> EXERCISE MATERIAL:

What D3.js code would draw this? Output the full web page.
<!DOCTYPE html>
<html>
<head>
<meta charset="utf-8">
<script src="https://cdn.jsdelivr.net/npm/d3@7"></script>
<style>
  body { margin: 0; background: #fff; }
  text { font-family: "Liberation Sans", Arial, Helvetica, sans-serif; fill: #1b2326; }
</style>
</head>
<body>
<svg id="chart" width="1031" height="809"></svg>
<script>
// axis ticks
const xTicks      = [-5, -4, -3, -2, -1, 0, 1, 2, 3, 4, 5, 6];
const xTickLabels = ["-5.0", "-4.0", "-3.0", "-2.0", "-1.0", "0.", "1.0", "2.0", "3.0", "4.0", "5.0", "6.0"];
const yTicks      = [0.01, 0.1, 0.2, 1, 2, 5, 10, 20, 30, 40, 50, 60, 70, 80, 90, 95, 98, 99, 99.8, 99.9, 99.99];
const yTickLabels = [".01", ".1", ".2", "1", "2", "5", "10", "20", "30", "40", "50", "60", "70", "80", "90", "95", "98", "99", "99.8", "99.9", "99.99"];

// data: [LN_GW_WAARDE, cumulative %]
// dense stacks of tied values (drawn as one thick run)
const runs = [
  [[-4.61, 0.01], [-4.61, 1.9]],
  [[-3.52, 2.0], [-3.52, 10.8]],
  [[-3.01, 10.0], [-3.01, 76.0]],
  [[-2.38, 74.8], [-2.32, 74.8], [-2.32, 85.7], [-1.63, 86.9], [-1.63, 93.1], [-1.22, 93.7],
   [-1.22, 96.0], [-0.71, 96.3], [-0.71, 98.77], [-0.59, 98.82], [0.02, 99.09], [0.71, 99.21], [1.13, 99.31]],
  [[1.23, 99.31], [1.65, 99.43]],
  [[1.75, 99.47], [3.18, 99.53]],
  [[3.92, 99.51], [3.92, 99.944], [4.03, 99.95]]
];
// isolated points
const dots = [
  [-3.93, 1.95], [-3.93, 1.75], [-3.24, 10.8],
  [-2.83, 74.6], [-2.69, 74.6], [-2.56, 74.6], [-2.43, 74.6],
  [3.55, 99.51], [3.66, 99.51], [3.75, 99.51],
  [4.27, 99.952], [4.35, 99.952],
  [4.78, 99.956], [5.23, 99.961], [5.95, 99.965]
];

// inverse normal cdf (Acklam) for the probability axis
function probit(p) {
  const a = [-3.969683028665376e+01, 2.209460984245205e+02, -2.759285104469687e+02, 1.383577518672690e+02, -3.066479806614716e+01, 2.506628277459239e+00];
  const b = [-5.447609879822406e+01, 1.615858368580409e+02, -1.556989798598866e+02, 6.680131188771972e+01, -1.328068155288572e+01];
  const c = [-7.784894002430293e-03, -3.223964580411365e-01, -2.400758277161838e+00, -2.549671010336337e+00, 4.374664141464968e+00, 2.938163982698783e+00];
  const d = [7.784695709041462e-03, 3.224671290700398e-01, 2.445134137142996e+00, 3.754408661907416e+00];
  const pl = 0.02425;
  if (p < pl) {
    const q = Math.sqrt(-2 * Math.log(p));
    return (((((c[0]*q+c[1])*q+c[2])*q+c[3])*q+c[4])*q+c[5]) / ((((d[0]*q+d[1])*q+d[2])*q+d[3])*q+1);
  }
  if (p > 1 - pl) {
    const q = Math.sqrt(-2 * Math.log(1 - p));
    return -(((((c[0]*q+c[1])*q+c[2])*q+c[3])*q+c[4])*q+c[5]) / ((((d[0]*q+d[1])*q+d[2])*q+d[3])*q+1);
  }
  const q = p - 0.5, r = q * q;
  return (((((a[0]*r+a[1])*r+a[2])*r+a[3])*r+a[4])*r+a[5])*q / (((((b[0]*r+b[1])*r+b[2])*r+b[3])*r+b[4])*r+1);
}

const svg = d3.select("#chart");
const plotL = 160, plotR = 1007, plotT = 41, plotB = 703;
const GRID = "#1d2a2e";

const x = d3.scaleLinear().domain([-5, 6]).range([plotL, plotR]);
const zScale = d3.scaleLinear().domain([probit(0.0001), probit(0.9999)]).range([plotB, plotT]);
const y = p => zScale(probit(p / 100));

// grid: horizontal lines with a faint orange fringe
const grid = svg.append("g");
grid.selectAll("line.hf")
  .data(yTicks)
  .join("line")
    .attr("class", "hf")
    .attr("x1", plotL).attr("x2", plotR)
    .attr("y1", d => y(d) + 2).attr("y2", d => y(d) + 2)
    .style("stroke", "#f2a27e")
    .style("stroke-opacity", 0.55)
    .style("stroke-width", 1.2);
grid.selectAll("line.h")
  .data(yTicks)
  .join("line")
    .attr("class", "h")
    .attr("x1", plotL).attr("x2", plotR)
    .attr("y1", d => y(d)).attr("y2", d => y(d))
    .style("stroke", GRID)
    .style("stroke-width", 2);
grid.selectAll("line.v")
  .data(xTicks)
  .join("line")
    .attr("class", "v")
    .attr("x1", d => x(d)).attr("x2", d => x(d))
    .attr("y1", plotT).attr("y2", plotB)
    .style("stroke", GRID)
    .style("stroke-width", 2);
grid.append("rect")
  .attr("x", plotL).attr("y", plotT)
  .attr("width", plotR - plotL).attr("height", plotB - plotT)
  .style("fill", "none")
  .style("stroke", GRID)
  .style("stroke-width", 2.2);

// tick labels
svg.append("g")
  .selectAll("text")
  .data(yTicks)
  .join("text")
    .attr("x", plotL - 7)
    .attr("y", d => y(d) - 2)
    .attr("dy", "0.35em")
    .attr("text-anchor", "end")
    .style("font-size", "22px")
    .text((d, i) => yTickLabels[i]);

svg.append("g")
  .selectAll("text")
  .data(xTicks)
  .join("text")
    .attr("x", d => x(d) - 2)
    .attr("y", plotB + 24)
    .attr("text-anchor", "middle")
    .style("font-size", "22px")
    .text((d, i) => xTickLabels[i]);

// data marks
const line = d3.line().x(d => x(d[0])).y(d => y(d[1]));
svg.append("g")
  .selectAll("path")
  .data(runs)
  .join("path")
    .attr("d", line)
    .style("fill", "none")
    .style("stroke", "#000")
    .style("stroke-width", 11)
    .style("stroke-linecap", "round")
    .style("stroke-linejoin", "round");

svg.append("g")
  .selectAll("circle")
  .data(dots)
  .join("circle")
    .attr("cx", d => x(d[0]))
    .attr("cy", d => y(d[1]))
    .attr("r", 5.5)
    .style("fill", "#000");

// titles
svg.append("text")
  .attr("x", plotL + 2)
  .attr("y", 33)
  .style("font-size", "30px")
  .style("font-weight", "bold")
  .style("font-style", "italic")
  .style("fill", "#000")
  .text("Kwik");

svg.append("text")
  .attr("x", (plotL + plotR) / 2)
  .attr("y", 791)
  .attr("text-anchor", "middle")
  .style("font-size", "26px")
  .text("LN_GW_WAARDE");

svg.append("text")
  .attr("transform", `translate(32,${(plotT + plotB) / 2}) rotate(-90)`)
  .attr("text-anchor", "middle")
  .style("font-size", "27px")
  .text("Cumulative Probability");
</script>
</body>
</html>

--

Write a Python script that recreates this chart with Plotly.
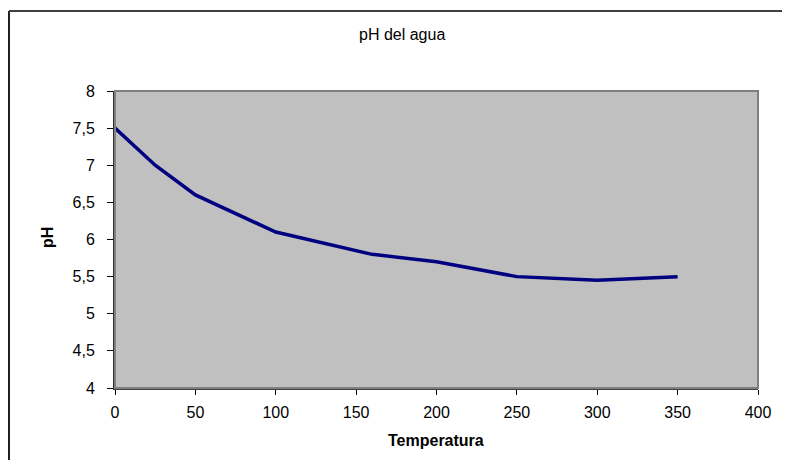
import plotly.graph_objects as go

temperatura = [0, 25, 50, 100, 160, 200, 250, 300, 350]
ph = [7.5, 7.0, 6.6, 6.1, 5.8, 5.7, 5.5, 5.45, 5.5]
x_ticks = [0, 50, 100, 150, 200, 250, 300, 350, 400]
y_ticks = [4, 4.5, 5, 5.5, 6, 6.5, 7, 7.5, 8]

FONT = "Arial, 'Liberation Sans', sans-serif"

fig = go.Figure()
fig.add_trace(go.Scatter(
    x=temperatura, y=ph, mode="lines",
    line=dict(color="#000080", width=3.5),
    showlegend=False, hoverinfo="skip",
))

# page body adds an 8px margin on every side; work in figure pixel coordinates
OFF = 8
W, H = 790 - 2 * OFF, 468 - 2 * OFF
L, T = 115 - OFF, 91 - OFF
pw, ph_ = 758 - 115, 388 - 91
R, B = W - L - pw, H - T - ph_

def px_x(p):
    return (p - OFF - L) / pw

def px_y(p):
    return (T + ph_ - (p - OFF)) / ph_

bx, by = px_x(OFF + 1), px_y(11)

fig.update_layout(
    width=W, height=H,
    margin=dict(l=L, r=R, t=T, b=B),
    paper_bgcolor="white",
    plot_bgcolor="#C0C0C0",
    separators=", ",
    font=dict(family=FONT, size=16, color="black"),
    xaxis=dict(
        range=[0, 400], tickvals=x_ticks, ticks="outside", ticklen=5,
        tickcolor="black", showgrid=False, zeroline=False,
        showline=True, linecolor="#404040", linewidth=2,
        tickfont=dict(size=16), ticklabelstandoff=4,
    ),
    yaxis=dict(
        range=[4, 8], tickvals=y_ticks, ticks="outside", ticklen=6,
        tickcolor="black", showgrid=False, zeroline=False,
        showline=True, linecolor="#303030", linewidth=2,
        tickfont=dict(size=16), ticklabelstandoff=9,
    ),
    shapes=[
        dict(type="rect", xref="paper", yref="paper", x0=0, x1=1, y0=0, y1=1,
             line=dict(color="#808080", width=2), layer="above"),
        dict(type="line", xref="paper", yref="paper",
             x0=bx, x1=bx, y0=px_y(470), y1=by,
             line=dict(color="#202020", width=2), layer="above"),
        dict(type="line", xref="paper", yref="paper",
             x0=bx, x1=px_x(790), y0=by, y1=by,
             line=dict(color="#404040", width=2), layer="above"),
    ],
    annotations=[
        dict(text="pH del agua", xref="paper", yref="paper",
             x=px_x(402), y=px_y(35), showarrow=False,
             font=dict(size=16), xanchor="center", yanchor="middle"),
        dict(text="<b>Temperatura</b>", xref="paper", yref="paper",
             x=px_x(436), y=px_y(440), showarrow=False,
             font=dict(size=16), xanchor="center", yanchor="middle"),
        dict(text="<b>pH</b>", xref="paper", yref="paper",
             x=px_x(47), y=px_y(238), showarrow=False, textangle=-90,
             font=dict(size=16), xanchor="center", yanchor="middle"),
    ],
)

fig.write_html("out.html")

--

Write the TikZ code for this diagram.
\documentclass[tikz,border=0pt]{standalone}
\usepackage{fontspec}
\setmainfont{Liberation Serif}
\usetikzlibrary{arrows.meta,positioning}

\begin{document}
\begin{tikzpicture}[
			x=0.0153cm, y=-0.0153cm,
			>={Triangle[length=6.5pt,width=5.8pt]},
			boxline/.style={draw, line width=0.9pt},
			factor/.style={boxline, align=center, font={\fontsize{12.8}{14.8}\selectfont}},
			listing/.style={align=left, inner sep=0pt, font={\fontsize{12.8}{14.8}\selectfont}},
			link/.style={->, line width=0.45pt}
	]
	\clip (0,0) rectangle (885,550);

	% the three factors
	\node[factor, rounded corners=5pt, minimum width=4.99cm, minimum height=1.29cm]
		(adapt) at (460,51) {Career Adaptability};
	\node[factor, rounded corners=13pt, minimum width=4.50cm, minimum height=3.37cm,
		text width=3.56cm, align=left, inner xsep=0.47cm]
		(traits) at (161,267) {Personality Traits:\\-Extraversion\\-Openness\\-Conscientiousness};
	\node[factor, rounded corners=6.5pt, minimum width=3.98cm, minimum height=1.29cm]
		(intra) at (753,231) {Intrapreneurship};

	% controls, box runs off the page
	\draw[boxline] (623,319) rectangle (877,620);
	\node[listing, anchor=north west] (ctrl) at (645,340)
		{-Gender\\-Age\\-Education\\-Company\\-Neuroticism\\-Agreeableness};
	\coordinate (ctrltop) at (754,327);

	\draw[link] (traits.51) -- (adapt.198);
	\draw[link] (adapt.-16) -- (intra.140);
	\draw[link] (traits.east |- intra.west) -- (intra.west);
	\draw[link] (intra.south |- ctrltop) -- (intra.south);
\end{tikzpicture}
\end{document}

> DESCRIPTION OF THE TASK: Extract from the material above the stretch running from the line containing "Write a Python" through the line containing "bx, by = px_x(OFF + 1), px_y(11)". Keep the text exact and the pictures out.

> OUTPUT BELOW:
Write a Python script that recreates this chart with Plotly.
import plotly.graph_objects as go

temperatura = [0, 25, 50, 100, 160, 200, 250, 300, 350]
ph = [7.5, 7.0, 6.6, 6.1, 5.8, 5.7, 5.5, 5.45, 5.5]
x_ticks = [0, 50, 100, 150, 200, 250, 300, 350, 400]
y_ticks = [4, 4.5, 5, 5.5, 6, 6.5, 7, 7.5, 8]

FONT = "Arial, 'Liberation Sans', sans-serif"

fig = go.Figure()
fig.add_trace(go.Scatter(
    x=temperatura, y=ph, mode="lines",
    line=dict(color="#000080", width=3.5),
    showlegend=False, hoverinfo="skip",
))

# page body adds an 8px margin on every side; work in figure pixel coordinates
OFF = 8
W, H = 790 - 2 * OFF, 468 - 2 * OFF
L, T = 115 - OFF, 91 - OFF
pw, ph_ = 758 - 115, 388 - 91
R, B = W - L - pw, H - T - ph_

def px_x(p):
    return (p - OFF - L) / pw

def px_y(p):
    return (T + ph_ - (p - OFF)) / ph_

bx, by = px_x(OFF + 1), px_y(11)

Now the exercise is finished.